In Harris, the Court held that because the policy owners would benefit if their minor daughter Michelle K. Harris, who lived in her parents’ household, was allowed to stack the UIM coverages in her parents’ policies, stacking was permitted. As noted by the Harris Court, Michelle, as a minor

was under no duty to honor any contract of insurance she might have purchased on her own. . . . Therefore, Michelle was dependent on her parents for insurance coverage. Also, since Michelle was a minor at the time of the accident, it was her parents’ duty to support her to the best of their abilities. ... By discharging their duty of support and protecting their daughter, the [policy owner parents] plainly “benefit” by limiting their out of pocket expenses, as well as increasing their peace of mind.

*733Harris, 332 N.C. at 194, 420 S.E.2d at 130 (citations omitted). In conclusion, the Court in a very narrow holding held that the minor plaintiff, “as a nonowner family member living in the same household as the named insured, is entitled to stack UIM coverages under her parents’ policy.” Id. Accordingly, we do not read Harris, as plaintiff suggests, as permitting all persons insured of the first class to stack UIM coverages. See Crowder v. North Carolina Farm Bureau Mut. Ins. Co., 79 N.C. App. 551, 554, 340 S.E.2d 127, 129, disc. rev. denied, 316 N.C. 731, 345 S.E.2d 387 (1986) (defining persons insured of the first class as a spouse or relative of the named insured who is a resident of the named insured’s household). The Court emphasized throughout the opinion the necessity of finding a “benefit” running to the owner of the policies as a prerequisite to stacking by a non-owner. Therefore, if there is no “benefit” running to the owner, there is no stacking of UIM coverages.

In this case, although the plaintiff is a family member residing in the household of his father and brother, there is no evidence that the father or brother would benefit if the plaintiff were allowed to stack the underinsurance coverages in the father’s and brother’s policies.
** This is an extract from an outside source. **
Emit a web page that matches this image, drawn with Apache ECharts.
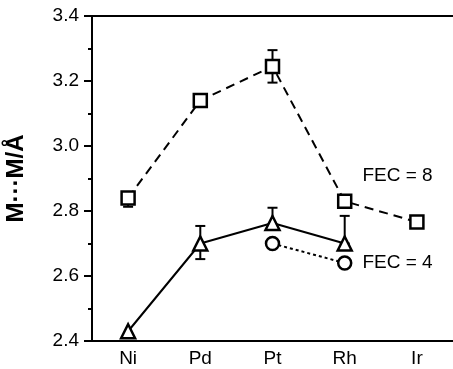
<!DOCTYPE html>
<html>
<head>
<meta charset="utf-8">
<script src="https://cdn.jsdelivr.net/npm/echarts@6/dist/echarts.min.js"></script>
<style>
  html, body { margin: 0; padding: 0; background: #fff; }
  #chart { width: 453px; height: 369px; }
</style>
</head>
<body>
<div id="chart"></div>
<script>
// metals on the x axis
var metals = ['Ni', 'Pd', 'Pt', 'Rh', 'Ir'];
var yTicks = [2.4, 2.6, 2.8, 3.0, 3.2, 3.4];

// FEC = 8 (squares, dashed)
var fec8 = [2.84, 3.14, 3.245, 2.83, 2.766];
var fec8Low = [2.813, null, 3.195, null, null];
var fec8High = [2.84, null, 3.295, null, null];

// FEC = 4 (triangles, solid)
var fec4 = [2.43, 2.70, 2.763, 2.70, null];
var fec4Low = [null, 2.652, 2.745, 2.70, null];
var fec4High = [null, 2.754, 2.81, 2.785, null];

// FEC = 4 second set (circles, dotted)
var fec4b = [null, null, 2.70, 2.64, null];

var font = 'Liberation Sans';

function errData(low, high) {
  var out = [];
  for (var i = 0; i < metals.length; i++) {
    if (low[i] != null && high[i] != null) out.push([i, low[i], high[i]]);
  }
  return out;
}

function errorBar(params, api) {
  var lo = api.coord([api.value(0), api.value(1)]);
  var hi = api.coord([api.value(0), api.value(2)]);
  var w = 5;
  var st = { stroke: '#000', lineWidth: 2 };
  return {
    type: 'group',
    children: [
      { type: 'line', shape: { x1: lo[0], y1: lo[1], x2: hi[0], y2: hi[1] }, style: st },
      { type: 'line', shape: { x1: lo[0] - w, y1: lo[1], x2: lo[0] + w, y2: lo[1] }, style: st },
      { type: 'line', shape: { x1: hi[0] - w, y1: hi[1], x2: hi[0] + w, y2: hi[1] }, style: st }
    ]
  };
}

var labelStyle = { color: '#000', fontFamily: font, fontSize: 19 };

var chart = echarts.init(document.getElementById('chart'));
var option = {
  animation: false,
  grid: { left: 92, right: 0, top: 16, bottom: 28, outerBoundsMode: 'none', containLabel: false },
  xAxis: [{
    type: 'category',
    data: metals,
    boundaryGap: true,
    axisLine: { lineStyle: { color: '#000', width: 2 } },
    axisTick: { alignWithLabel: true, length: 5, lineStyle: { color: '#000', width: 2 } },
    axisLabel: { color: '#000', fontFamily: font, fontSize: 19, margin: 8 },
    splitLine: { show: false }
  }, {
    type: 'category',
    data: metals,
    position: 'top',
    axisLine: { lineStyle: { color: '#000', width: 2 } },
    axisTick: { show: false },
    axisLabel: { show: false }
  }],
  yAxis: {
    type: 'value',
    min: 2.4,
    max: 3.4,
    interval: 0.2,
    name: 'M\u00b7\u00b7\u00b7M/\u00c5',
    nameLocation: 'middle',
    nameRotate: 90,
    nameGap: 64,
    nameTextStyle: { color: '#000', fontFamily: font, fontSize: 24, fontWeight: 'bold' },
    axisLine: { show: true, lineStyle: { color: '#000', width: 2 } },
    axisTick: { show: true, length: 8, lineStyle: { color: '#000', width: 2 } },
    minorTick: { show: true, splitNumber: 2, length: 4, lineStyle: { color: '#000', width: 2 } },
    axisLabel: {
      color: '#000', fontFamily: font, fontSize: 19, margin: 13,
      formatter: function (v) { return v.toFixed(1); }
    },
    splitLine: { show: false }
  },
  series: [
    {
      type: 'custom',
      renderItem: errorBar,
      data: errData(fec8Low, fec8High),
      z: 1
    },
    {
      type: 'custom',
      renderItem: errorBar,
      data: errData(fec4Low, fec4High),
      z: 1
    },
    {
      name: 'FEC = 8',
      type: 'line',
      data: fec8.map(function (v, i) {
        if (i === 3) {
          return {
            value: v,
            label: Object.assign({
              show: true, position: 'right', distance: 10, offset: [0, -25],
              formatter: 'FEC = 8'
            }, labelStyle)
          };
        }
        return v;
      }),
      symbol: 'rect',
      symbolSize: 13,
      lineStyle: { color: '#000', width: 2, type: [9, 6] },
      itemStyle: { color: '#fff', borderColor: '#000', borderWidth: 2.5 },
      z: 3
    },
    {
      name: 'FEC = 4',
      type: 'line',
      data: fec4,
      symbol: 'triangle',
      symbolSize: 14,
      lineStyle: { color: '#000', width: 2, type: 'solid' },
      itemStyle: { color: '#fff', borderColor: '#000', borderWidth: 2.5 },
      z: 3
    },
    {
      name: 'FEC = 4 b',
      type: 'line',
      data: fec4b.map(function (v, i) {
        if (i === 3) {
          return {
            value: v,
            label: Object.assign({
              show: true, position: 'right', distance: 10,
              formatter: 'FEC = 4'
            }, labelStyle)
          };
        }
        return v;
      }),
      symbol: 'circle',
      symbolSize: 13,
      lineStyle: { color: '#000', width: 2, type: [3, 3] },
      itemStyle: { color: '#fff', borderColor: '#000', borderWidth: 2.5 },
      z: 4
    }
  ]
};
chart.setOption(option);
</script>
</body>
</html>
The plaintiff, as an adult with children of his own, was not dependent, as was Michelle in the Harris case, on his father for support. The plaintiff was fully responsible for purchasing his own insurance and in fact did so. Accordingly, the order of the trial court must be reversed, and remanded for entry of summary judgment in favor of defendant Nationwide.

Reversed and remanded.

Judge Orr concurs. Judge WELLS dissents.





Dissenting Opinion

Judge Wells

dissenting.

In my opinion, the clear teachings of Crowder v. N.C. Farm Bureau Mut. Ins. Co., 79 N.C. App. 551, 340 S.E.2d 127, disc. rev. denied, 316 N.C. 731, 345 S.E.2d 387 (1986); Bass v. N.C. Farm Bureau Mutual Ins. Co., 332 N.C. 109, 418 S.E.2d 221 (1992); Sutton v. Aetna Casualty & Surety Co., 325 N.C. 259, 382 S.E.2d 759, rehearing denied, 325 N.C. 437, 384 S.E.2d 546 (1989); Amos v. North Carolina Farm Bureau Mut. Ins. Co., 103 N.C. App. 629, 406 S.E.2d 652 (1991), affirmed, 332 N.C. 340, 420 S.E.2d 123 (1992); *734and now Grain Dealers Mutual Insurance Co. v. Long, 332 N.C. 477, 421 S.E.2d 142 (1992), is that as an insured of the first class residing in the same household with his father and brother, plaintiff is entitled to stack both his father’s and brother’s UIM coverages. In my opinion, the “benefits” discussion in Harris v. Nationwide Mutual Insurance Co., 332 N.C. 184, 420 S.E.2d 124 (1992), does not alter this fundamental rule, and I therefore vote to affirm the trial court.

I believe it appropriate to express my concern that if the “benefit” predicate driving the majority opinion is correct, this and other such cases would not be appropriate for summary disposition, as the issue of who might be an intended “beneficiary” in such cases could only be determined by a trier of fact.